Given my deep and abiding love for real-life restaurant dining, I’m shocked to say, I love the way this whole thing works. For Tambayan (and I suspect most of the others in this space), you can order online and ahead of time through DoorDash, Uber Eats, Seamless, etc. or you can order from a little computer placed in the small, pleasant entry (the only part of this space open to the public), which is also furnished with numbered lockers, where food is placed for pickup without need for human interaction. If you’re within delivery range, your energy output is even less.


Photo by Nikki Buchanan

We ordered on site and waited just a little under 30 minutes for our order, so maybe ordering ahead is wise. And because we didn’t want the food to cool during the 20-minute drive back home, we ate it on the spot at one of the two high-top tables provided. As you can imagine, there is nothing about eating in what amounts to a hallway-sized waiting room that feels like a restaurant experience, but we weren’t expecting one. It just seemed like the expedient thing to do.

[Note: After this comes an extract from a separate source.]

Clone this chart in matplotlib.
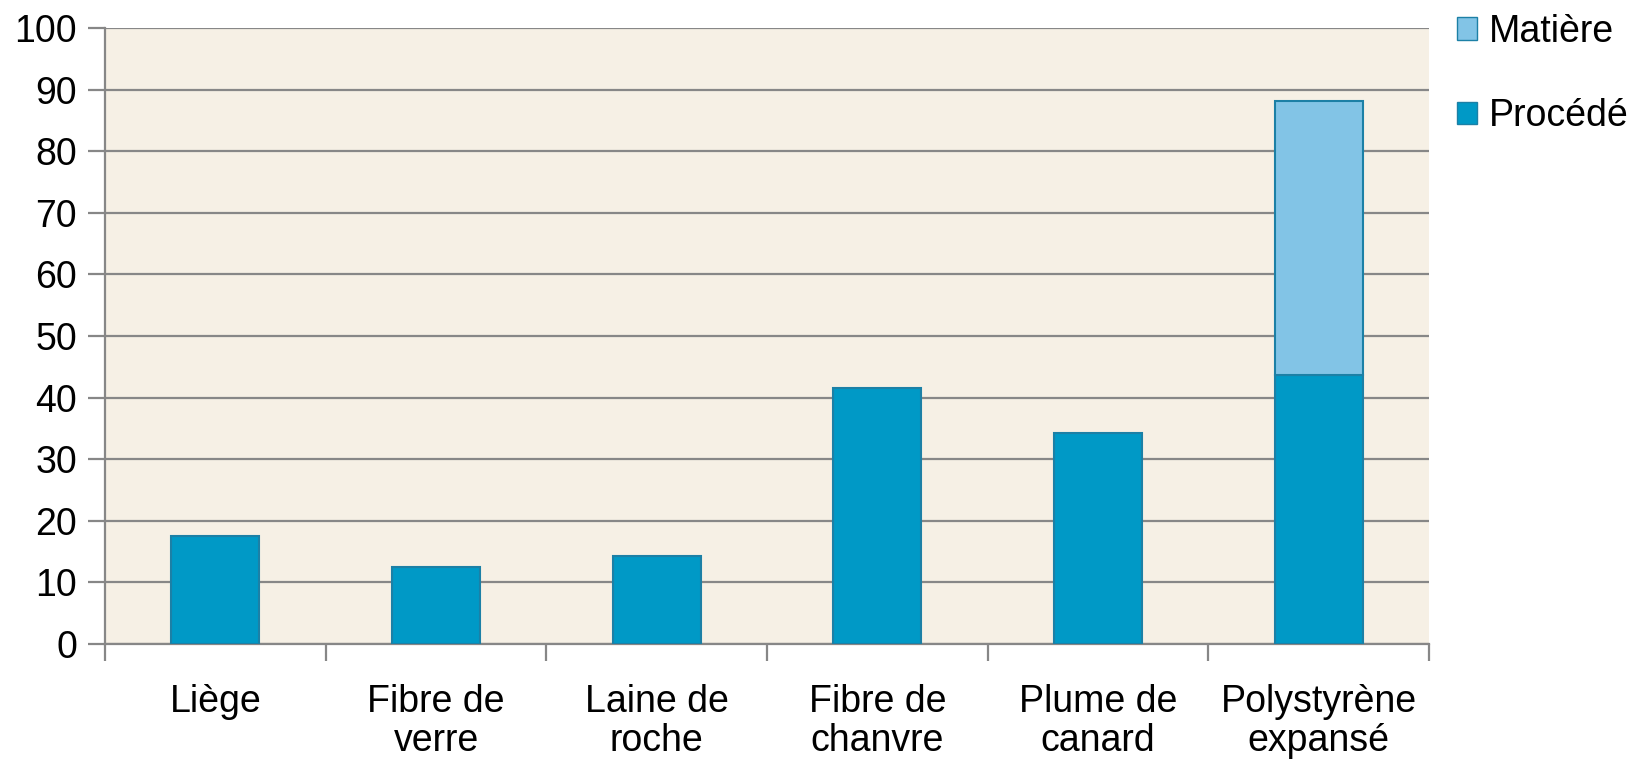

Logistics aside, the food is great. I’m especially excited about the dish I came for — the deep-fried pork belly called lechon kawali, cut in cubes and set atop a banana leaf in the takeout box ($12.99). Its salty, ultra-crunchy exterior gives way to a layer of fat that in turn yields to a juicy piece of pork, redolent with garlic and almost pork chop-like in texture, that cedes again to the deep-brown, blistered crackle of the bottom layer. You wouldn’t think the meat could get any better, but it does when you dunk it in Sawsawan, a clear vinegar-based sauce whose sharpness cuts through the fattiness of the pork. The dish comes with a mound of plain white rice (a blank slate for meat and sauce) and three crispy cylinders of lumpia — dainty, deep-fried Filipino-style spring rolls, stuffed with ground pork, onion and carrot. A dip in sweet-and-sour (and only faintly spicy) chile sauce gilds the lily.

The menu also offers a handful of silog dishes, silog being breakfast dishes containing garlic-fried rice (sinangag), lumpia, a fried egg and some sort of meat. We chose Longsilog ($12.99), which is longganisa — garlicky nubbins of lusciously sweet sausage. For acidic contrast, bright yellow strings of atchara (pickled papaya).

As much as I appreciate the need for the commissary kitchen concept, I still prefer a traditional restaurant setting — especially for cultural excursions such as this one. If we’re lucky, Tambayan (which means “a place for hanging out”) will live up to its name someday.